_Task goal_: Repeat every record below exactly, omitting any pictures.

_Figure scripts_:

>> Begin

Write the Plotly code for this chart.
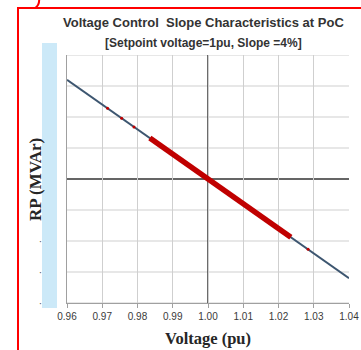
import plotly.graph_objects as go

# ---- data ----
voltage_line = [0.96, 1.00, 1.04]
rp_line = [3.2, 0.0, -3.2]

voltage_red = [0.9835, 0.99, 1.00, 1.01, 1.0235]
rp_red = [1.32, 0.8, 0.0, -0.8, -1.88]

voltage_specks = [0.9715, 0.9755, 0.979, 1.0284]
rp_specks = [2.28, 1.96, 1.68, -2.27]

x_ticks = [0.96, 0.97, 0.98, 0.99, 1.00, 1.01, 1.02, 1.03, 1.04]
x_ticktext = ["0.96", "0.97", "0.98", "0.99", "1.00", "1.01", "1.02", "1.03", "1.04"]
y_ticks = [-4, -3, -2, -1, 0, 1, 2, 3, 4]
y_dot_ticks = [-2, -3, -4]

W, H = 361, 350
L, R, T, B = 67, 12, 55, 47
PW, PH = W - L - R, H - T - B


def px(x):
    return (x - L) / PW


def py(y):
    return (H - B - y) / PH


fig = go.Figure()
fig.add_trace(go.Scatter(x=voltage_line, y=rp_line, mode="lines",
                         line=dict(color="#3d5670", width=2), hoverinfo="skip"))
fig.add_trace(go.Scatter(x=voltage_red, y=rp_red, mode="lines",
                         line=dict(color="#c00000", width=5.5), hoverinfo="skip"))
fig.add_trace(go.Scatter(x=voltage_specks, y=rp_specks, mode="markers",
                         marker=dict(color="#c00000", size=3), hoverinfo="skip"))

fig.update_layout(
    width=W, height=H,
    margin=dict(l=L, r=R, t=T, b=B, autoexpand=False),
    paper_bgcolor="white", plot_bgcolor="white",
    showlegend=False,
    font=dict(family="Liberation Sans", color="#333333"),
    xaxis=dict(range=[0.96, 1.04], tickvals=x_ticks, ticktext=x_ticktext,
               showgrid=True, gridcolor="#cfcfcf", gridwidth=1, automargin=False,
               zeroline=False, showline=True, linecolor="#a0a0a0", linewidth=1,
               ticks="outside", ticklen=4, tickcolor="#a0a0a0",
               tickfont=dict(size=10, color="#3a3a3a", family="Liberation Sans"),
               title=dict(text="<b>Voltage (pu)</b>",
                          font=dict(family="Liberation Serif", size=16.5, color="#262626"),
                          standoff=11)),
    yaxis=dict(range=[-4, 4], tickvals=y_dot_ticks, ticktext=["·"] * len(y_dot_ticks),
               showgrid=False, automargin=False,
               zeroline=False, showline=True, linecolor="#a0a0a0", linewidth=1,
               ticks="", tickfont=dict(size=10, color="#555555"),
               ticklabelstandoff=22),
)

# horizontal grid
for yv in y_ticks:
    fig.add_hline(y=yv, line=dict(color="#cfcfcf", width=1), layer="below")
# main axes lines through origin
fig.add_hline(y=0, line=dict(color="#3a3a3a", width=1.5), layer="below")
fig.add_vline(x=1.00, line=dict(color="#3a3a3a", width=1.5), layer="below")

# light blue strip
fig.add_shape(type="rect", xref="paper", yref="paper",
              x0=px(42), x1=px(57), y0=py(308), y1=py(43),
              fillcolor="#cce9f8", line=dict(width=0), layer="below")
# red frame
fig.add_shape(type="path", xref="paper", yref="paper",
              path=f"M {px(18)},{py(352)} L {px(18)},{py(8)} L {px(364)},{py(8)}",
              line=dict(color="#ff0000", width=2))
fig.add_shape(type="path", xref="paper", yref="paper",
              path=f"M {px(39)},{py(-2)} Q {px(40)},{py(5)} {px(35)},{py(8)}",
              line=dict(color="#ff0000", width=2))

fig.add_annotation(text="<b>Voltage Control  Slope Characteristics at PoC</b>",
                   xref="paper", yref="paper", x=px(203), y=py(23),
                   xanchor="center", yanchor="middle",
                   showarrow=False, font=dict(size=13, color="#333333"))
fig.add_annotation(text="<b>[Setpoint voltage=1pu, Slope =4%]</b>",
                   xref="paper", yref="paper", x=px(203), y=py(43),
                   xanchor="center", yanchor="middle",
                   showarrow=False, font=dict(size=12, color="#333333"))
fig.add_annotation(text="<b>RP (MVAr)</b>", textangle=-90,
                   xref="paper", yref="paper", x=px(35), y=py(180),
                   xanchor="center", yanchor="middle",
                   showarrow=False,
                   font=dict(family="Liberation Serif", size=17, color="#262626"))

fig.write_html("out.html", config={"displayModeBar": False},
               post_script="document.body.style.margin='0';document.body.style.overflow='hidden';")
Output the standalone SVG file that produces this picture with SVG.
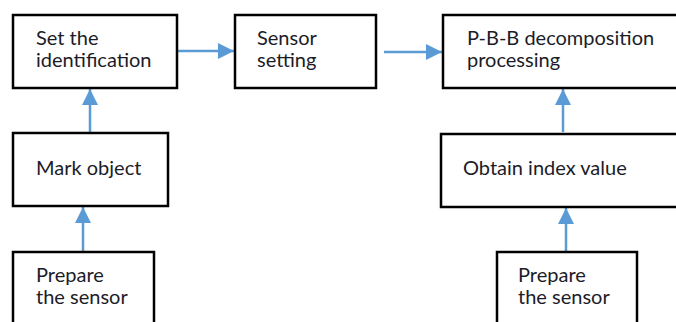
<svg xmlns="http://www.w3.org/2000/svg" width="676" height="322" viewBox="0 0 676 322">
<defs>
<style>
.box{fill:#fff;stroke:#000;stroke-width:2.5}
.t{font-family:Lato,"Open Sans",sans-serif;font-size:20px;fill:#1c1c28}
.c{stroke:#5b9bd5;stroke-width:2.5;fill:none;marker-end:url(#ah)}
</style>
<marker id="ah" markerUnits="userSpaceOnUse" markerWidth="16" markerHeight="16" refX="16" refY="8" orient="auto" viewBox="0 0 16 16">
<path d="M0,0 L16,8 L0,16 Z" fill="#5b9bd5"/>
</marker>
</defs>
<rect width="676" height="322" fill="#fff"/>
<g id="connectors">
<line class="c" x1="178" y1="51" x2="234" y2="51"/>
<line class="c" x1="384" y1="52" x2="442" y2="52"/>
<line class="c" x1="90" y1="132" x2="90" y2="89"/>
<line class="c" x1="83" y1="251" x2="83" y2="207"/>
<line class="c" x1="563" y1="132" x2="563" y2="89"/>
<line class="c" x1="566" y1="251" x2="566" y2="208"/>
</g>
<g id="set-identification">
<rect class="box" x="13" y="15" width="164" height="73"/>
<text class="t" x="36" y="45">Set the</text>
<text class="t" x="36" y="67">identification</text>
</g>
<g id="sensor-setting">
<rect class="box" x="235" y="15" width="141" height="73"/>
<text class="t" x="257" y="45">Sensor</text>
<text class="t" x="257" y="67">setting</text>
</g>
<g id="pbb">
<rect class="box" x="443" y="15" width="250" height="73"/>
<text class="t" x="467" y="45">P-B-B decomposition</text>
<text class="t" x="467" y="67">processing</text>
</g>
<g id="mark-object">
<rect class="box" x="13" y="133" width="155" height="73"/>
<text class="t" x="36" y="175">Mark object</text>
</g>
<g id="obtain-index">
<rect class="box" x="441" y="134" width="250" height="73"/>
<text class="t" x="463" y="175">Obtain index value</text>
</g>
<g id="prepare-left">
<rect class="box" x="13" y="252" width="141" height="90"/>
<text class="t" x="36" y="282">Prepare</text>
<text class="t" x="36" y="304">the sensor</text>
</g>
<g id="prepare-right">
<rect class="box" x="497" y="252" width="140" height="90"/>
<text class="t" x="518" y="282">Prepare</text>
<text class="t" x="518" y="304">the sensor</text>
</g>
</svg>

>> End

_Solution for this problem_:
Write the Plotly code for this chart.
import plotly.graph_objects as go

# ---- data ----
voltage_line = [0.96, 1.00, 1.04]
rp_line = [3.2, 0.0, -3.2]

voltage_red = [0.9835, 0.99, 1.00, 1.01, 1.0235]
rp_red = [1.32, 0.8, 0.0, -0.8, -1.88]

voltage_specks = [0.9715, 0.9755, 0.979, 1.0284]
rp_specks = [2.28, 1.96, 1.68, -2.27]

x_ticks = [0.96, 0.97, 0.98, 0.99, 1.00, 1.01, 1.02, 1.03, 1.04]
x_ticktext = ["0.96", "0.97", "0.98", "0.99", "1.00", "1.01", "1.02", "1.03", "1.04"]
y_ticks = [-4, -3, -2, -1, 0, 1, 2, 3, 4]
y_dot_ticks = [-2, -3, -4]

W, H = 361, 350
L, R, T, B = 67, 12, 55, 47
PW, PH = W - L - R, H - T - B


def px(x):
    return (x - L) / PW


def py(y):
    return (H - B - y) / PH


fig = go.Figure()
fig.add_trace(go.Scatter(x=voltage_line, y=rp_line, mode="lines",
                         line=dict(color="#3d5670", width=2), hoverinfo="skip"))
fig.add_trace(go.Scatter(x=voltage_red, y=rp_red, mode="lines",
                         line=dict(color="#c00000", width=5.5), hoverinfo="skip"))
fig.add_trace(go.Scatter(x=voltage_specks, y=rp_specks, mode="markers",
                         marker=dict(color="#c00000", size=3), hoverinfo="skip"))

fig.update_layout(
    width=W, height=H,
    margin=dict(l=L, r=R, t=T, b=B, autoexpand=False),
    paper_bgcolor="white", plot_bgcolor="white",
    showlegend=False,
    font=dict(family="Liberation Sans", color="#333333"),
    xaxis=dict(range=[0.96, 1.04], tickvals=x_ticks, ticktext=x_ticktext,
               showgrid=True, gridcolor="#cfcfcf", gridwidth=1, automargin=False,
               zeroline=False, showline=True, linecolor="#a0a0a0", linewidth=1,
               ticks="outside", ticklen=4, tickcolor="#a0a0a0",
               tickfont=dict(size=10, color="#3a3a3a", family="Liberation Sans"),
               title=dict(text="<b>Voltage (pu)</b>",
                          font=dict(family="Liberation Serif", size=16.5, color="#262626"),
                          standoff=11)),
    yaxis=dict(range=[-4, 4], tickvals=y_dot_ticks, ticktext=["·"] * len(y_dot_ticks),
               showgrid=False, automargin=False,
               zeroline=False, showline=True, linecolor="#a0a0a0", linewidth=1,
               ticks="", tickfont=dict(size=10, color="#555555"),
               ticklabelstandoff=22),
)

# horizontal grid
for yv in y_ticks:
    fig.add_hline(y=yv, line=dict(color="#cfcfcf", width=1), layer="below")
# main axes lines through origin
fig.add_hline(y=0, line=dict(color="#3a3a3a", width=1.5), layer="below")
fig.add_vline(x=1.00, line=dict(color="#3a3a3a", width=1.5), layer="below")

# light blue strip
fig.add_shape(type="rect", xref="paper", yref="paper",
              x0=px(42), x1=px(57), y0=py(308), y1=py(43),
              fillcolor="#cce9f8", line=dict(width=0), layer="below")
# red frame
fig.add_shape(type="path", xref="paper", yref="paper",
              path=f"M {px(18)},{py(352)} L {px(18)},{py(8)} L {px(364)},{py(8)}",
              line=dict(color="#ff0000", width=2))
fig.add_shape(type="path", xref="paper", yref="paper",
              path=f"M {px(39)},{py(-2)} Q {px(40)},{py(5)} {px(35)},{py(8)}",
              line=dict(color="#ff0000", width=2))

fig.add_annotation(text="<b>Voltage Control  Slope Characteristics at PoC</b>",
                   xref="paper", yref="paper", x=px(203), y=py(23),
                   xanchor="center", yanchor="middle",
                   showarrow=False, font=dict(size=13, color="#333333"))
fig.add_annotation(text="<b>[Setpoint voltage=1pu, Slope =4%]</b>",
                   xref="paper", yref="paper", x=px(203), y=py(43),
                   xanchor="center", yanchor="middle",
                   showarrow=False, font=dict(size=12, color="#333333"))
fig.add_annotation(text="<b>RP (MVAr)</b>", textangle=-90,
                   xref="paper", yref="paper", x=px(35), y=py(180),
                   xanchor="center", yanchor="middle",
                   showarrow=False,
                   font=dict(family="Liberation Serif", size=17, color="#262626"))

fig.write_html("out.html", config={"displayModeBar": False},
               post_script="document.body.style.margin='0';document.body.style.overflow='hidden';")
Output the standalone SVG file that produces this picture with SVG.
<svg xmlns="http://www.w3.org/2000/svg" width="676" height="322" viewBox="0 0 676 322">
<defs>
<style>
.box{fill:#fff;stroke:#000;stroke-width:2.5}
.t{font-family:Lato,"Open Sans",sans-serif;font-size:20px;fill:#1c1c28}
.c{stroke:#5b9bd5;stroke-width:2.5;fill:none;marker-end:url(#ah)}
</style>
<marker id="ah" markerUnits="userSpaceOnUse" markerWidth="16" markerHeight="16" refX="16" refY="8" orient="auto" viewBox="0 0 16 16">
<path d="M0,0 L16,8 L0,16 Z" fill="#5b9bd5"/>
</marker>
</defs>
<rect width="676" height="322" fill="#fff"/>
<g id="connectors">
<line class="c" x1="178" y1="51" x2="234" y2="51"/>
<line class="c" x1="384" y1="52" x2="442" y2="52"/>
<line class="c" x1="90" y1="132" x2="90" y2="89"/>
<line class="c" x1="83" y1="251" x2="83" y2="207"/>
<line class="c" x1="563" y1="132" x2="563" y2="89"/>
<line class="c" x1="566" y1="251" x2="566" y2="208"/>
</g>
<g id="set-identification">
<rect class="box" x="13" y="15" width="164" height="73"/>
<text class="t" x="36" y="45">Set the</text>
<text class="t" x="36" y="67">identification</text>
</g>
<g id="sensor-setting">
<rect class="box" x="235" y="15" width="141" height="73"/>
<text class="t" x="257" y="45">Sensor</text>
<text class="t" x="257" y="67">setting</text>
</g>
<g id="pbb">
<rect class="box" x="443" y="15" width="250" height="73"/>
<text class="t" x="467" y="45">P-B-B decomposition</text>
<text class="t" x="467" y="67">processing</text>
</g>
<g id="mark-object">
<rect class="box" x="13" y="133" width="155" height="73"/>
<text class="t" x="36" y="175">Mark object</text>
</g>
<g id="obtain-index">
<rect class="box" x="441" y="134" width="250" height="73"/>
<text class="t" x="463" y="175">Obtain index value</text>
</g>
<g id="prepare-left">
<rect class="box" x="13" y="252" width="141" height="90"/>
<text class="t" x="36" y="282">Prepare</text>
<text class="t" x="36" y="304">the sensor</text>
</g>
<g id="prepare-right">
<rect class="box" x="497" y="252" width="140" height="90"/>
<text class="t" x="518" y="282">Prepare</text>
<text class="t" x="518" y="304">the sensor</text>
</g>
</svg>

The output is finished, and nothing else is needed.